What you should do
Single out each line with the word "that" and copy it.

Data segment

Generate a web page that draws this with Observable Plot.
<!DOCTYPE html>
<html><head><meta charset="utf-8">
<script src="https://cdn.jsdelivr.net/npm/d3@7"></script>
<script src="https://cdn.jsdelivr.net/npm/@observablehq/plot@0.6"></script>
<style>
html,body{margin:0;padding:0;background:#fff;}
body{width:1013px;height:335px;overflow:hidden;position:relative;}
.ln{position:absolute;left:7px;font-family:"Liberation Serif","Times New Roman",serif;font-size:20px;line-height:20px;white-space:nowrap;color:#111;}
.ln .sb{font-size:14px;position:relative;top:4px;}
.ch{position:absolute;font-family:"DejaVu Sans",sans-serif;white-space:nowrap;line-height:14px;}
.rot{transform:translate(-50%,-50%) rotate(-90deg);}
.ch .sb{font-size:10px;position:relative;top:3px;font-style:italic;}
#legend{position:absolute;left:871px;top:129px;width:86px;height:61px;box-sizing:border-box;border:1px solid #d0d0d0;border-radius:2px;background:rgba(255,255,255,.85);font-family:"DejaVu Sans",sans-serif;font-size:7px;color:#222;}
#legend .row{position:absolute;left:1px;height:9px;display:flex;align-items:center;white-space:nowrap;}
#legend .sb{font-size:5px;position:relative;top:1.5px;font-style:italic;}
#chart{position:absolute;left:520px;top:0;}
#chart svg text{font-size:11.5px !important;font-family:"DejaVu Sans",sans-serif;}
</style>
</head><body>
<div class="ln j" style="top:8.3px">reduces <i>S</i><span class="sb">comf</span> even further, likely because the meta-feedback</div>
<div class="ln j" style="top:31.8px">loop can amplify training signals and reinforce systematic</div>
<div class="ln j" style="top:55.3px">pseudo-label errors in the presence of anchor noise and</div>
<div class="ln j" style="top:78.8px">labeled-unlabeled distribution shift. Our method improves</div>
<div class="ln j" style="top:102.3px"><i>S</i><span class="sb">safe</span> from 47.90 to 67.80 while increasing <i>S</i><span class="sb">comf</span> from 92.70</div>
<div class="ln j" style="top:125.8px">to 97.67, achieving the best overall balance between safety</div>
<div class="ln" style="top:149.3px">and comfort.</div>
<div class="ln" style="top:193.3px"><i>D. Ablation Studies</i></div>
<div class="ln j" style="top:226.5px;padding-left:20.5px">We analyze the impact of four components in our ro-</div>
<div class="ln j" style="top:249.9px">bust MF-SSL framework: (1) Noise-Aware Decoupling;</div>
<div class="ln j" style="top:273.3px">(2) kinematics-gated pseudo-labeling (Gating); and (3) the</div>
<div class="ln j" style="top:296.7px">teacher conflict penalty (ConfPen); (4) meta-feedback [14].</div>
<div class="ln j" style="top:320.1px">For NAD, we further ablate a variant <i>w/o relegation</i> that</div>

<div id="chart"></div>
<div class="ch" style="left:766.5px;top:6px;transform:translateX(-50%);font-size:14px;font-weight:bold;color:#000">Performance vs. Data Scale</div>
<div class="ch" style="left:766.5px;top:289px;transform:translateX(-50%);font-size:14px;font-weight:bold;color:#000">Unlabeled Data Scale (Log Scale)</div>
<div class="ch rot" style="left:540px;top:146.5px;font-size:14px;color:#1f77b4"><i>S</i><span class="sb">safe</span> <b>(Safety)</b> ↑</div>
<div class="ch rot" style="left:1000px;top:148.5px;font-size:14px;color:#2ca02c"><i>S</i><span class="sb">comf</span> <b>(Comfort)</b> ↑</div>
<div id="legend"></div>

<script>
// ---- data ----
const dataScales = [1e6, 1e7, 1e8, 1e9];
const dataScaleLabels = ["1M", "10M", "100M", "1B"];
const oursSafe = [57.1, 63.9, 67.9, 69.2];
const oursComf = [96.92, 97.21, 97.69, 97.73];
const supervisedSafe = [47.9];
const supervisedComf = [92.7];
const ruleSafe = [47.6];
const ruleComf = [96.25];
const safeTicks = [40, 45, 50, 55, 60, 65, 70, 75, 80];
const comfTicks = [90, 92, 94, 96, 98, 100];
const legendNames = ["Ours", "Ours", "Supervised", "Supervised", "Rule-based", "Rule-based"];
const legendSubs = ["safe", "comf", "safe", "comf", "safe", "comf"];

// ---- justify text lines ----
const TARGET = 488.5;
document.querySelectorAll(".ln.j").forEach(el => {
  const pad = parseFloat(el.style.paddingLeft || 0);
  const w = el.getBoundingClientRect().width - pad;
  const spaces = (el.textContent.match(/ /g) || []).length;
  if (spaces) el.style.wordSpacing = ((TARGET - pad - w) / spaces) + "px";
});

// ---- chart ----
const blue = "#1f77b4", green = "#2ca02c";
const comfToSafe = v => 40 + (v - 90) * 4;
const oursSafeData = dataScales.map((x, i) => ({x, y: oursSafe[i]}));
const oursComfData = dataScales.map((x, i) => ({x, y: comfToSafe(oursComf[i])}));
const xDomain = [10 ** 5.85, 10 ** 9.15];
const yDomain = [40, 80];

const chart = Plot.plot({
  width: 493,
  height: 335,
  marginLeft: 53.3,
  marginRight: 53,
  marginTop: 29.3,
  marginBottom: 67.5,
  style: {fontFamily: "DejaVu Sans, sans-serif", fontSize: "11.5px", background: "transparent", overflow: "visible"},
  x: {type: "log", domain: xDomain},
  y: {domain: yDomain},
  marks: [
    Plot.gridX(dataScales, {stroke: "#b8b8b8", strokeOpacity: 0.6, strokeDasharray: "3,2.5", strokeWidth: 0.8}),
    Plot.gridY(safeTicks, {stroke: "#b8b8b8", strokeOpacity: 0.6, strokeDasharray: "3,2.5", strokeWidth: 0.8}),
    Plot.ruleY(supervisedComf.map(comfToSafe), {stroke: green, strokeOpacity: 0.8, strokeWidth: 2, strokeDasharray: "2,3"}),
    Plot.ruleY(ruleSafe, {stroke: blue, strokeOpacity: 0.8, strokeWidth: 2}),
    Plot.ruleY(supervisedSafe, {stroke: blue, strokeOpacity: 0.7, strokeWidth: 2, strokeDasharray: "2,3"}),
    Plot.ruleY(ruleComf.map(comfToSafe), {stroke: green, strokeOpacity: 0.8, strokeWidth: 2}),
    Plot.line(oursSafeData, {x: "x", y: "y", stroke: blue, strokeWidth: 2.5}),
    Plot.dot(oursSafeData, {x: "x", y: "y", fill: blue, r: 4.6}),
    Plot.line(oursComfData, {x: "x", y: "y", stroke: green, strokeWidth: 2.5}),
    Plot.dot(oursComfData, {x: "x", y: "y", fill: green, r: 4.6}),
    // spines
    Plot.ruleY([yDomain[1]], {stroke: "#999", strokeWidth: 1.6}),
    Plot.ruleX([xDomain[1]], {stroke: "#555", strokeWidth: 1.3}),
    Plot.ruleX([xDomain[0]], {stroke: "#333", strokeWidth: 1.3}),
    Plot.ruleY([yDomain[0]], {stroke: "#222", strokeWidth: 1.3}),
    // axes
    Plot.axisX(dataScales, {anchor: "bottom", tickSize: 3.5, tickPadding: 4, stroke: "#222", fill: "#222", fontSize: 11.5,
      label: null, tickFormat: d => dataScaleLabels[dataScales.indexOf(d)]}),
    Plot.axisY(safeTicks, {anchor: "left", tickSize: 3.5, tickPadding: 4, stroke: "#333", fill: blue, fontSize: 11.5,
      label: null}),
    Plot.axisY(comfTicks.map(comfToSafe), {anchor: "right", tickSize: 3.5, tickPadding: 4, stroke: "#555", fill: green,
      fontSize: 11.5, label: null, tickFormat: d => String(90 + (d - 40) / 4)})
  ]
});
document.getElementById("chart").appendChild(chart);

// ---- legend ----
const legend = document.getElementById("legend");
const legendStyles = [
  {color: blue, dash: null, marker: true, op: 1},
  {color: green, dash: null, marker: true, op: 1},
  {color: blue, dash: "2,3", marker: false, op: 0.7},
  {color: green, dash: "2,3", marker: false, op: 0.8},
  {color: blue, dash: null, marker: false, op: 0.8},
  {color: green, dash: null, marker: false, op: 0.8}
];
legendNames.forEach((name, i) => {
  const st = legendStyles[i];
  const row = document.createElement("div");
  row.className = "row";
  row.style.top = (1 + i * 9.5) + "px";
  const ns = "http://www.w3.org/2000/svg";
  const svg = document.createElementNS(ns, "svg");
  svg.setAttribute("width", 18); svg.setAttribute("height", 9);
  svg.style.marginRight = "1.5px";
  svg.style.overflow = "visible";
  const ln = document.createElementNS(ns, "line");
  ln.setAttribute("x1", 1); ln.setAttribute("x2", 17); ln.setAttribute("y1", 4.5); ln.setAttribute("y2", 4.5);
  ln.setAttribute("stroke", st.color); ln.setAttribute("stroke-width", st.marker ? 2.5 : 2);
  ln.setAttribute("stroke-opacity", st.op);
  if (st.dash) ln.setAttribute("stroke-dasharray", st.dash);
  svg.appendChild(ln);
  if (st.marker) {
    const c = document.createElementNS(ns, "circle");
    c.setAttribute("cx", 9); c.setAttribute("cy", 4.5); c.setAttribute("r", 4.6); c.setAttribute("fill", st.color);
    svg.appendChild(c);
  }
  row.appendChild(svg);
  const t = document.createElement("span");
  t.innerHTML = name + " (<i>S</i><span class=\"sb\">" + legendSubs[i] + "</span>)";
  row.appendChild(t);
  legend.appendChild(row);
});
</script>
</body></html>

Task answer
Generate a web page that draws this with Observable Plot.
<div class="ln j" style="top:320.1px">For NAD, we further ablate a variant <i>w/o relegation</i> that</div>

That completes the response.